Dua kelompok besar ini juga tampak
secara jelas di negara Indonesia. Satu kelompok yang berupaya keras untuk
mempertahankan agar Pancasila tetap menjadi pondasi NKRI, dan kelompok lainnya
getol dan rutin selalu mengobarkan semangat tentang konsep negara Islam (dan
al-Qur’an) sebagai pilar negara Indonesia.
Makalah ini mencoba untuk
memaparkan secara singkat tentang Pancasila dalam pandangan Islam, pandangan
Islam terhadap Daulah Khilafah Islam di NKRI, pandangan Islam terhadap kesanggupan
Pancasila dalam menjawab problematika bangsa, dan konsepsi Islam dalam
penerapan ideologi bangsa.
BAB II
PEMBAHASAN
A. Pancasila dalam pandangan Islam
Dalam suatu negara dibutuhkan suatu
tata aturan yang bisa mengakomodir seluruh masyarakat di bawah naungan negara
tersebut.
Demikian halnya dengan Indonesia
sebagaimana kita ketahui bersama dalam sejarah bahwa sejak lama Pancasila telah
menopang dan mengakomodir berbagai suku, ras, dan agama yang ada di Indonesia.
Pancasila dirasa sangat sesuai dan tepat untuk mengakomodir seluruh ras, suku
bangsa, dan agama yang ada di Indonesia. Hal ini dibuktikan bahwa sila-sila
Pancasila selaras dengan apa yang telah tergaris dalam al-Qur’an.
- Ketuhanan Yang
Maha Esa. al-Qur’an dalam beberapa ayatnya menyebutkan dan selalu
mengajarkan kepada umatnya untuk selalu mengesakan Tuhan (misalkan QS.
al-Baqarah: 163). Dalam kacamata Islam, Tuhan adalah Allah semata. Namun,
dalam pandangan agama lain Tuhan adalah yang mengatur kehidupan manusia,
yang disembah.
- Kemanusiaan yang
adil dan beradab. Sila kedua ini mencerminkan nilai kemanusiaan dan
bersikap adil (Qs. al-Maa’idah: 8). Islam selalu mengajarkan kepada
umatnya untuk selalu bersikap adil dalam segala hal, adil terhadap diri
sendiri, orang lain dan alam.
- Persatuan
Indonesia. Semua agama termasuk Islam mengajarkan kepada umatnya untuk
selalu bersatu dan menjaga kesatuan dan persatuan (Qs. Ali Imron: 103).
- Kerakyatan yang
dipimpin oleh hikmat kebijaksanaan dalam permusyawaratan/ perwakilan.

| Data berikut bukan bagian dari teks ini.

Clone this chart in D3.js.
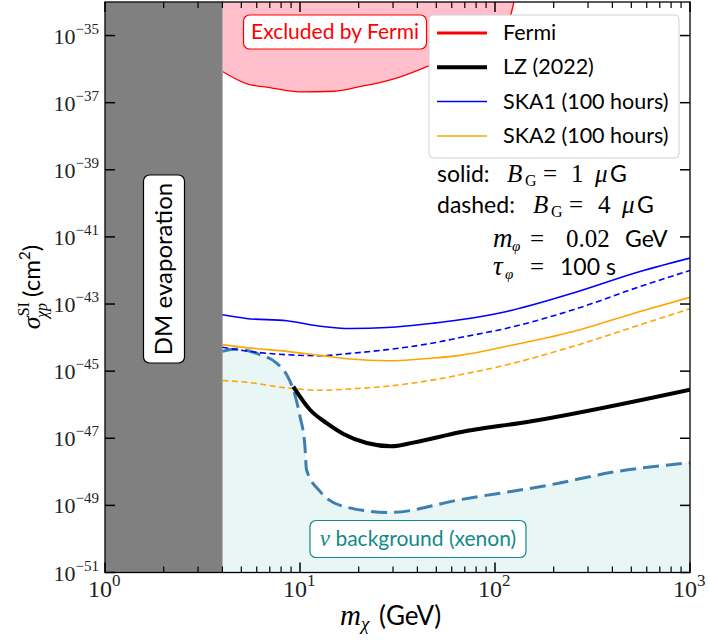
<!DOCTYPE html>
<meta charset="utf-8">
<style>
body {
  margin: 0;
  background: white;
}
text {
  font-family: Lato, "Open Sans", sans-serif;
}
.math {
  font-family: "Liberation Serif", serif;
}
</style>
<body>
<script src="https://cdn.jsdelivr.net/npm/d3@7"></script>
<script>

var width = 708,
    height = 641;

// masses in GeV, cross sections as log10(sigma / cm^2)
var fermiMass  = [4, 5.3, 7, 10, 15, 20, 30, 45, 70, 100, 120, 125];
var fermiSigma = [-36.07, -36.43, -36.55, -36.68, -36.66, -36.53, -36.3, -35.92, -35.45, -35.0, -34.4, -34.0];

var lzMass  = [9.24, 11.25, 13.7, 16.7, 22, 29.5, 38.1, 66.2, 151, 1000];
var lzSigma = [-45.46, -46.15, -46.55, -46.87, -47.14, -47.24, -47.13, -46.82, -46.50, -45.55];

var nuMass  = [4, 4.73, 6.24, 7.59, 8.55, 9.24, 10, 10.6, 10.8, 12.7, 16.7, 29, 66.2, 191, 421, 1000];
var nuSigma = [-44.41, -44.34, -44.51, -44.76, -45.11, -45.55, -46.35, -47.24, -47.94, -48.59, -49.03, -49.21, -48.83, -48.39, -47.99, -47.73];

var skaMass = [4, 5.3, 8.55, 12.7, 18.1, 28, 48.3, 66.2, 115, 252, 554, 1000];
var ska1Solid  = [-43.32, -43.43, -43.50, -43.66, -43.73, -43.70, -43.57, -43.47, -43.22, -42.67, -42.03, -41.63];
var ska1Dashed = [-44.29, -44.40, -44.51, -44.54, -44.47, -44.36, -44.16, -44.00, -43.72, -43.17, -42.48, -42.00];
var ska2Solid  = [-44.21, -44.30, -44.41, -44.53, -44.64, -44.69, -44.61, -44.53, -44.26, -43.82, -43.22, -42.80];
var ska2Dashed = [-45.28, -45.33, -45.50, -45.57, -45.53, -45.45, -45.26, -45.11, -44.81, -44.26, -43.62, -43.14];

var evapMass = 4;

var yTickExp = [-51, -49, -47, -45, -43, -41, -39, -37, -35];
var xTickExp = [0, 1, 2, 3];

var legendItems = [
  {label: "Fermi", color: "red", width: 3},
  {label: "LZ (2022)", color: "black", width: 4},
  {label: "SKA1 (100 hours)", color: "blue", width: 1.5},
  {label: "SKA2 (100 hours)", color: "orange", width: 1.5}
];

var x = d3.scaleLog().domain([1, 1000]).range([105, 690]);
var y = d3.scaleLinear().domain([-51, -34]).range([572.5, 2]);

var svg = d3.select("body").append("svg")
    .attr("width", width)
    .attr("height", height);

svg.append("defs").append("clipPath").attr("id", "clip")
  .append("rect")
    .attr("x", x(1)).attr("y", y(-34))
    .attr("width", x(1000) - x(1)).attr("height", y(-51) - y(-34));

var plot = svg.append("g").attr("clip-path", "url(#clip)");

function pts(mass, sig) {
  return mass.map(function(m, i) { return [m, sig[i]]; });
}

var line = d3.line()
    .x(function(d) { return x(d[0]); })
    .y(function(d) { return y(d[1]); })
    .curve(d3.curveMonotoneX);

// neutrino floor
plot.append("path")
    .datum(pts(nuMass, nuSigma))
    .attr("d", d3.area()
      .x(function(d) { return x(d[0]); })
      .y0(y(-51))
      .y1(function(d) { return y(d[1]); })
      .curve(d3.curveMonotoneX))
    .style("fill", "#e8f6f6");

// fermi excluded
plot.append("path")
    .datum(pts(fermiMass, fermiSigma))
    .attr("d", d3.area()
      .x(function(d) { return x(d[0]); })
      .y0(y(-34))
      .y1(function(d) { return y(d[1]); })
      .curve(d3.curveMonotoneX))
    .style("fill", "pink");

plot.append("path")
    .datum(pts(fermiMass, fermiSigma))
    .attr("d", line)
    .style("fill", "none")
    .style("stroke", "red")
    .style("stroke-width", 1.3);

// evaporation band
plot.append("rect")
    .attr("x", x(1))
    .attr("y", y(-34))
    .attr("width", x(evapMass) - x(1))
    .attr("height", y(-51) - y(-34))
    .style("fill", "grey")
    .style("stroke", "#b0b0b0")
    .style("stroke-width", 1);

plot.append("path")
    .datum(pts(nuMass, nuSigma))
    .attr("d", line)
    .style("fill", "none")
    .style("stroke", "#3d7fb1")
    .style("stroke-width", 3)
    .style("stroke-dasharray", "16,7");

var skaLines = [
  {data: ska1Solid, color: "blue", dash: null},
  {data: ska1Dashed, color: "blue", dash: "6,3.5"},
  {data: ska2Solid, color: "orange", dash: null},
  {data: ska2Dashed, color: "orange", dash: "6,3.5"}
];

skaLines.forEach(function(s) {
  plot.append("path")
      .datum(pts(skaMass, s.data))
      .attr("d", line)
      .style("fill", "none")
      .style("stroke", s.color)
      .style("stroke-width", 1.6)
      .style("stroke-dasharray", s.dash);
});

plot.append("path")
    .datum(pts(lzMass, lzSigma))
    .attr("d", line)
    .style("fill", "none")
    .style("stroke", "black")
    .style("stroke-width", 4);

// ticks
var axes = svg.append("g").style("stroke", "black");

xTickExp.forEach(function(e) {
  var v = Math.pow(10, e);
  [[y(-51), -1], [y(-34), 1]].forEach(function(p) {
    axes.append("line")
        .attr("x1", x(v)).attr("x2", x(v))
        .attr("y1", p[0]).attr("y2", p[0] + p[1] * 10)
        .style("stroke-width", 1.5);
  });
  if (e < 3) {
    d3.range(2, 10).forEach(function(k) {
      var vm = k * v;
      [[y(-51), -1], [y(-34), 1]].forEach(function(p) {
        axes.append("line")
            .attr("x1", x(vm)).attr("x2", x(vm))
            .attr("y1", p[0]).attr("y2", p[0] + p[1] * 6)
            .style("stroke-width", 1.2);
      });
    });
  }
});

yTickExp.forEach(function(e) {
  [[x(1), 1], [x(1000), -1]].forEach(function(p) {
    axes.append("line")
        .attr("x1", p[0]).attr("x2", p[0] + p[1] * 10)
        .attr("y1", y(e)).attr("y2", y(e))
        .style("stroke-width", 1.5);
  });
});

svg.append("rect")
    .attr("x", x(1)).attr("y", y(-34))
    .attr("width", x(1000) - x(1)).attr("height", y(-51) - y(-34))
    .style("fill", "none")
    .style("stroke", "black")
    .style("stroke-width", 1.3);

// tick labels
yTickExp.forEach(function(e) {
  var t = svg.append("text")
      .attr("class", "math")
      .attr("x", 99)
      .attr("y", y(e) + 8)
      .attr("text-anchor", "end")
      .style("font-size", "22px")
      .style("fill", "#222");
  t.append("tspan").text("10");
  t.append("tspan").attr("dy", -10).style("font-size", "15px").text("\u2212" + (-e));
});

xTickExp.forEach(function(e) {
  var t = svg.append("text")
      .attr("class", "math")
      .attr("x", x(Math.pow(10, e)) - 17)
      .attr("y", 597)
      .style("font-size", "24px")
      .style("fill", "#222");
  t.append("tspan").text("10");
  t.append("tspan").attr("dy", -11).style("font-size", "17px").text(e);
});

// axis labels
var xl = svg.append("text")
    .attr("x", 340)
    .attr("y", 625)
    .style("font-size", "26px");
xl.append("tspan").attr("class", "math").style("font-style", "italic").style("font-size", "29px").text("m");
xl.append("tspan").attr("class", "math").style("font-style", "italic")
    .style("font-size", "19px").attr("dy", 5).text("\u03c7");
xl.append("tspan").attr("dy", -5).attr("dx", 3).text(" (GeV)");

var yl = svg.append("text")
    .attr("transform", "translate(40,287)rotate(-90)")
    .attr("text-anchor", "middle")
    .style("font-size", "24px");
yl.append("tspan").attr("class", "math").style("font-style", "italic").style("font-size", "26px").text("\u03c3");
yl.append("tspan").attr("class", "math").style("font-size", "16px").attr("dy", -11).text("SI");
yl.append("tspan").attr("class", "math").style("font-style", "italic")
    .style("font-size", "16px").attr("dx", -16).attr("dy", 18).text("\u03c7p");
yl.append("tspan").attr("dy", -7).text(" (cm");
yl.append("tspan").style("font-size", "15px").attr("dy", -10).text("2");
yl.append("tspan").attr("dy", 10).text(")");

// boxed annotations
function boxLabel(cx, cy, w, h, color, size, rot) {
  var g = svg.append("g").attr("transform", "translate(" + cx + "," + cy + ")rotate(" + (rot || 0) + ")");
  g.append("rect")
      .attr("x", -w / 2).attr("y", -h / 2)
      .attr("width", w).attr("height", h)
      .attr("rx", 6)
      .style("fill", "white")
      .style("stroke", color)
      .style("stroke-width", 1.2);
  return g.append("text")
      .attr("text-anchor", "middle")
      .attr("dy", "0.35em")
      .style("font-size", size + "px")
      .style("fill", color);
}

boxLabel(335, 32, 183, 34, "red", 21).text("Excluded by Fermi");
boxLabel(164, 269, 188, 41, "black", 24, -90).text("DM evaporation");
var nu = boxLabel(418, 539, 216, 37, "#128a8a", 21);
nu.append("tspan").attr("class", "math").style("font-style", "italic").style("font-size", "23px").text("\u03bd");
nu.append("tspan").text(" background (xenon)");

// legend
var lg = svg.append("g").attr("transform", "translate(429,15)");
lg.append("rect")
    .attr("width", 250).attr("height", 143)
    .attr("rx", 4)
    .style("fill", "white")
    .style("stroke", "#d0d0d0")
    .style("stroke-width", 1);

legendItems.forEach(function(d, i) {
  var yy = 18 + i * 34.3;
  lg.append("line")
      .attr("x1", 8).attr("x2", 58)
      .attr("y1", yy).attr("y2", yy)
      .style("stroke", d.color)
      .style("stroke-width", d.width);
  lg.append("text")
      .attr("x", 74).attr("y", yy + 7)
      .style("font-size", "21.5px")
      .text(d.label);
});

// notes (tspans placed at fixed x offsets)
function note(yy, parts) {
  var t = svg.append("text").attr("y", yy).style("font-size", "23px");
  parts.forEach(function(p) {
    var s = t.append("tspan").attr("x", p.x).text(p.t);
    if (p.m) s.attr("class", "math").style("font-size", (p.fs || 25) + "px");
    if (p.i) s.style("font-style", "italic");
    if (p.dy) s.attr("dy", p.dy);
  });
}

note(182, [
  {x: 437, t: "solid:"},
  {x: 507, t: "B", m: 1, i: 1},
  {x: 525, t: "G", m: 1, fs: 16, dy: 4},
  {x: 543, t: "=", m: 1, dy: -4},
  {x: 571, t: "1", m: 1},
  {x: 595, t: "\u03bc", m: 1, i: 1},
  {x: 610, t: "G"}
]);

note(213, [
  {x: 437, t: "dashed:"},
  {x: 533, t: "B", m: 1, i: 1},
  {x: 551, t: "G", m: 1, fs: 16, dy: 4},
  {x: 569, t: "=", m: 1, dy: -4},
  {x: 598, t: "4", m: 1},
  {x: 622, t: "\u03bc", m: 1, i: 1},
  {x: 637, t: "G"}
]);

note(247, [
  {x: 493, t: "m", m: 1, i: 1, fs: 27},
  {x: 512, t: "\u03c6", m: 1, i: 1, fs: 15, dy: 4},
  {x: 530, t: "=", m: 1, dy: -4},
  {x: 566, t: "0.02", m: 1},
  {x: 625, t: "GeV"}
]);

note(275, [
  {x: 493, t: "\u03c4", m: 1, i: 1, fs: 27},
  {x: 505, t: "\u03c6", m: 1, i: 1, fs: 15, dy: 4},
  {x: 530, t: "=", m: 1, dy: -4},
  {x: 560, t: "100 s"}
]);

</script>
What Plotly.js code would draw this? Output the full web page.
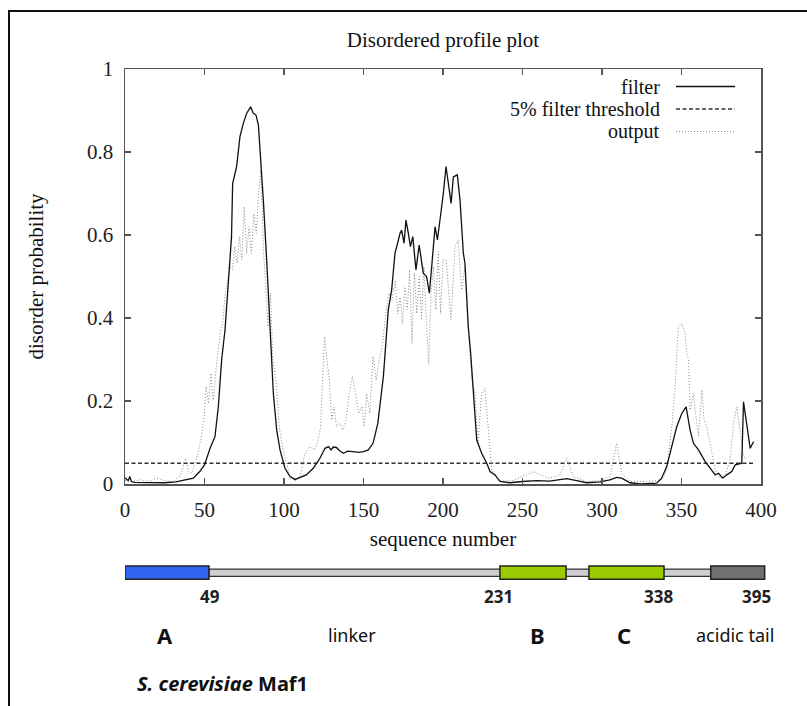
<!DOCTYPE html>
<html>
<head>
<meta charset="utf-8">
<script src="https://cdn.plot.ly/plotly-3.0.1.min.js"></script>
<style>html,body{margin:0;padding:0;background:#fff;}#chart{width:807px;height:706px;}</style>
</head>
<body>
<div id="chart"></div>
<script>
// ---- data: filter (solid) ----
const filterSeq = [0,1,2,3,4,6,15,25,32,38,43,47,50,53.5,56.6,58.7,60.8,62.9,65,67,67.7,70.2,72.3,74.4,76.5,79,80.7,82.4,83.9,85,87,89.1,91.2,93.3,95.4,97.5,100.6,103.8,107,110,114,118.4,122.6,125.8,128,129.6,131,133,135,137.3,140,143.6,147,150,153,156,159,162.5,165.6,167.7,169.8,173,174,175.5,176.7,178.2,179.5,181,183,185,187.6,189.7,191.4,192.9,195,196.5,198.1,200.2,201.9,203.4,205.1,206.5,209,210.7,212.8,213.8,215.9,217.4,219.1,221.2,224.3,227.5,229.6,232.7,235.8,242,250,259,267,272,277.8,284,290.4,298.7,305,309.2,312.4,317.6,324,334.4,337.5,340.7,343.9,347,350.2,352.9,355.4,357.5,360.7,362.8,364.9,368,371.2,373.3,376,378.5,381.6,383.8,387.9,389,391.1,393.2,395.3];
const filterVal = [0.015,0.012,0.008,0.018,0.006,0.004,0.004,0.003,0.005,0.009,0.014,0.03,0.046,0.086,0.114,0.186,0.3,0.371,0.5,0.596,0.724,0.765,0.837,0.869,0.893,0.909,0.893,0.889,0.865,0.805,0.684,0.54,0.379,0.218,0.13,0.082,0.038,0.018,0.011,0.015,0.022,0.038,0.062,0.086,0.09,0.082,0.089,0.088,0.08,0.074,0.079,0.078,0.076,0.078,0.082,0.098,0.146,0.259,0.42,0.467,0.556,0.604,0.612,0.58,0.636,0.604,0.572,0.596,0.516,0.576,0.508,0.5,0.46,0.524,0.62,0.588,0.636,0.7,0.765,0.724,0.676,0.74,0.745,0.684,0.556,0.532,0.379,0.315,0.218,0.106,0.074,0.05,0.03,0.022,0.006,0.003,0.006,0.008,0.007,0.01,0.013,0.008,0.003,0.005,0.01,0.016,0.014,0.003,0.0,0.002,0.014,0.042,0.09,0.138,0.17,0.186,0.13,0.098,0.082,0.066,0.054,0.038,0.022,0.026,0.014,0.022,0.03,0.046,0.05,0.198,0.138,0.086,0.102];

// ---- data: output (dotted) ----
const outputSeq = [0,5,10,15,20,25,30,35,38,40,42,44,46,48,50,51,52.5,54,55.5,57,58.5,60,61.5,63,64.5,66,67.5,69,70.5,72,73.5,75,76.5,78,79.5,81,82.5,84,85.5,87,88.5,90,91.5,93,95,97,99,101,104,107,110,113,116,119,121,123,124.5,125.5,127,128.5,130,131.5,133,135,137,139,141,143,145,147,149,150.5,152,154,156,158,160,162,164,166,168,170,171.5,173,174.5,176,177.5,179,180.5,182,183.5,185,186.5,188,189.5,191,192.5,194,195.5,197,198.5,200,202,205,207.6,209.6,211.7,213.8,216,218,219.5,220,222,224.3,226.4,228.5,230.6,235.8,244,249.5,252.6,256.8,261,267,273.6,277.8,282,290.4,298.7,305,309.2,312.4,317.6,328,337.5,340.7,343.9,346,348,350.2,352.3,353.3,354.4,355.4,357.5,358.6,360.7,362.8,364.2,365.9,368,371.2,374.3,377.5,380.6,382.7,384.8,386.9,389,391];
const outputVal = [0.008,0.006,0.01,0.006,0.014,0.008,0.006,0.02,0.062,0.03,0.026,0.05,0.074,0.114,0.17,0.235,0.194,0.267,0.202,0.267,0.315,0.37,0.388,0.46,0.49,0.524,0.516,0.572,0.532,0.596,0.54,0.668,0.556,0.62,0.556,0.652,0.604,0.7,0.757,0.572,0.475,0.379,0.46,0.3,0.25,0.138,0.09,0.058,0.014,0.008,0.018,0.07,0.09,0.082,0.098,0.138,0.267,0.355,0.3,0.25,0.154,0.186,0.138,0.146,0.13,0.154,0.218,0.259,0.218,0.17,0.186,0.138,0.218,0.17,0.307,0.25,0.3,0.339,0.411,0.46,0.443,0.49,0.41,0.45,0.387,0.475,0.42,0.516,0.339,0.508,0.411,0.5,0.395,0.524,0.395,0.29,0.46,0.524,0.42,0.56,0.41,0.54,0.54,0.395,0.572,0.587,0.467,0.524,0.363,0.259,0.218,0.227,0.098,0.218,0.231,0.138,0.034,0.008,0.008,0.018,0.022,0.03,0.022,0.014,0.022,0.062,0.018,0.006,0.008,0.018,0.098,0.026,0.006,0.006,0.01,0.034,0.138,0.235,0.379,0.387,0.363,0.315,0.3,0.178,0.218,0.178,0.114,0.227,0.154,0.138,0.098,0.034,0.014,0.022,0.058,0.146,0.186,0.122,0.066,0.06];

// ---- threshold ----
const thresholdSeq = [0, 395];
const thresholdVal = [0.05, 0.05];

// ---- ticks ----
const xTicks = [0,50,100,150,200,250,300,350,400];
const yTicks = [0,0.2,0.4,0.6,0.8,1];

// ---- domain schematic (Maf1) ----
const segNames  = ['A','B','C','acidic tail'];
const segStart  = [0, 235.8, 291.8, 368.4];
const segEnd    = [52.8, 277.4, 339.0, 402.3];
const segColor  = ['#2f63f0','#99cc00','#99cc00','#707070'];
const linkerStart = [52.8];
const linkerEnd   = [400.5];
const boundLabels = ['49','231','338','395'];
const boundPos    = [53.5, 234.6, 335.3, 397.0];
const regionLabels = ['A','linker','B','C','acidic tail'];
const regionPos    = [25.2, 142.8, 259.7, 313.8, 383.6];

const serif = 'Liberation Serif, Times New Roman, serif';
const sans = 'Noto Sans, DejaVu Sans, sans-serif';
const SF = 21;

const traces = [
  {x: thresholdSeq, y: thresholdVal, type:'scatter', mode:'lines', name:'5% filter threshold',
   line:{color:'#333', width:1.3, dash:'4px,2.5px'}, xaxis:'x', yaxis:'y'},
  {x: outputSeq, y: outputVal, type:'scatter', mode:'lines', name:'output',
   line:{color:'#8a8a8a', width:1, dash:'1px,2px'}, xaxis:'x', yaxis:'y'},
  {x: filterSeq, y: filterVal, type:'scatter', mode:'lines', name:'filter',
   line:{color:'#111', width:1.3}, xaxis:'x', yaxis:'y'},
  {type:'bar', orientation:'h', y: linkerStart.map(()=>133.3), base: linkerStart,
   x: linkerStart.map((s,i)=>linkerEnd[i]-s), width: 7.3,
   marker:{color:'#cfcfcf', line:{color:'#333', width:1.3}}, xaxis:'x2', yaxis:'y2', hoverinfo:'skip'},
  {type:'bar', orientation:'h', y: segStart.map(()=>133.3), base: segStart,
   x: segStart.map((s,i)=>segEnd[i]-s), width: 13.3, text: segNames, textposition:'none',
   marker:{color: segColor, line:{color:'#222', width:1.5}}, xaxis:'x2', yaxis:'y2', hoverinfo:'skip'}
];

const annotations = [];
boundLabels.forEach((t,i)=>annotations.push({xref:'x2', yref:'y2', x: boundPos[i], y:110, text:'<b>'+t+'</b>',
  showarrow:false, font:{family:sans, size:17, color:'#222'}, xanchor:'center', yanchor:'middle'}));
regionLabels.forEach((t,i)=>{
  const big = t.length === 1;
  annotations.push({xref:'x2', yref:'y2', x: regionPos[i], y:71, text: big ? '<b>'+t+'</b>' : t,
    showarrow:false, font:{family:sans, size: big ? 22 : 18, color:'#111'}, xanchor:'center', yanchor:'middle'});
});
annotations.push({xref:'x2', yref:'y2', x:6, y:23, text:'<b><i>S. cerevisiae</i> Maf1</b>', showarrow:false,
  font:{family:sans, size:20, color:'#111'}, xanchor:'left', yanchor:'middle'});

// custom legend (text right-aligned, sample on the right)
const legNames = ['filter','5% filter threshold','output'];
const legY = [0.9725, 0.9372, 0.9019];
const legStyle = [{color:'#111', width:1.3, dash:'solid'},{color:'#333', width:1.3, dash:'4px,2.5px'},{color:'#8a8a8a', width:1, dash:'1px,2px'}];
legNames.forEach((t,i)=>annotations.push({xref:'paper', yref:'paper', x:0.8364, y:legY[i], text:t, showarrow:false,
  font:{family:serif, size:20, color:'#111'}, xanchor:'right', yanchor:'middle'}));
const shapes = legNames.map((t,i)=>({type:'line', xref:'paper', yref:'paper', x0:0.8583, x1:0.9502, y0:legY[i], y1:legY[i], line:legStyle[i]}));
// outer frame
shapes.push({type:'path', xref:'paper', yref:'paper', path:'M -0.1807,-0.03 L -0.1807,1.0911 L 1.08,1.0911', line:{color:'#111', width:2}});

const axisCommon = {showgrid:false, zeroline:false, showline:true, linecolor:'#555', linewidth:1.5,
  mirror:'ticks', ticks:'inside', ticklen:6, tickwidth:1.2, tickcolor:'#555',
  tickfont:{family:serif, size:SF, color:'#222'}};

const layout = {
  width:807, height:706,
  margin:{l:125, r:40, t:69, b:0},
  paper_bgcolor:'#fff', plot_bgcolor:'#fff',
  showlegend:false,
  title:{text:'Disordered profile plot', font:{family:serif, size:SF, color:'#111'},
    xref:'paper', x:0.4953, xanchor:'center', yref:'container', y:1-40/706, yanchor:'middle'},
  xaxis: Object.assign({}, axisCommon, {domain:[0, 636/642], range:[0,400], tickvals:xTicks, anchor:'y',
    ticklabelstandoff:6,
    title:{text:'sequence number', font:{family:serif, size:SF, color:'#111'}, standoff:10}}),
  yaxis: Object.assign({}, axisCommon, {domain:[(706-484)/637, 1], range:[0,1], tickvals:yTicks, anchor:'x',
    ticklabelstandoff:6,
    title:{text:'disorder probability', font:{family:serif, size:SF, color:'#111'}, standoff:37}}),
  xaxis2:{domain:[0,1], range:[0, 642/1.59], anchor:'y2', visible:false, fixedrange:true},
  yaxis2:{domain:[0, 186/637], range:[0,186], anchor:'x2', visible:false, fixedrange:true},
  barmode:'overlay',
  annotations: annotations,
  shapes: shapes
};

Plotly.newPlot('chart', traces, layout, {displayModeBar:false, staticPlot:true});
</script>
</body>
</html>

Pancasila dalam sila keempat ini selaras dengan apa yang telah digariskan
al-Qur’an dalam kehidupan bermasyarakat, berbangsa dan bernegara. Islam
selalu mengajarkan untuk selalu bersikap bijaksana dalam mengatasi
permasalahan kehidupan (Shaad: 20) dan selalu menekankan untuk menyelesaikannya
dalam suasana demokratis (Ali Imron: 159).
- Keadilan sosial
bagi seluruh rakyat Indonesia. Sila yang menggambarkan terwujudnya rakyat
adil, makmur, aman dan damai. Hal ini disebutkan dalam surat al-Nahl ayat
90.
Hal ini selaras dengan apa yang
tercermin dalam sila Pancasila. Sila ketuhanan Yang Maha Esa menjadi core dari
semua sila Pancasila lainnya. Sila kemanusiaan yang adil dan beradab diterapkan
dengan dilandasi oleh sila pertama. Sila persatuan Indonesia harus dilaksanakan
atas dasar sila pertama. Sila kerakyatan yang dipimpin oleh hikmat
kebijaksanaan dalam permusyawaratan/ perwakilan juga dilandasi oleh sila
pertama. Dan sila keadilan sosial bagi seluruh rakyat Indonesia pun demikian
(Tafsir, 2007).
Dengan demikian Pancasila pada
dasarnya mampu untuk mengakomodir semua lini kehidupan Indonesia, sehingga
tidak mungkin dipaksakan konsep khilafah untuk diterapkan di negeri ini.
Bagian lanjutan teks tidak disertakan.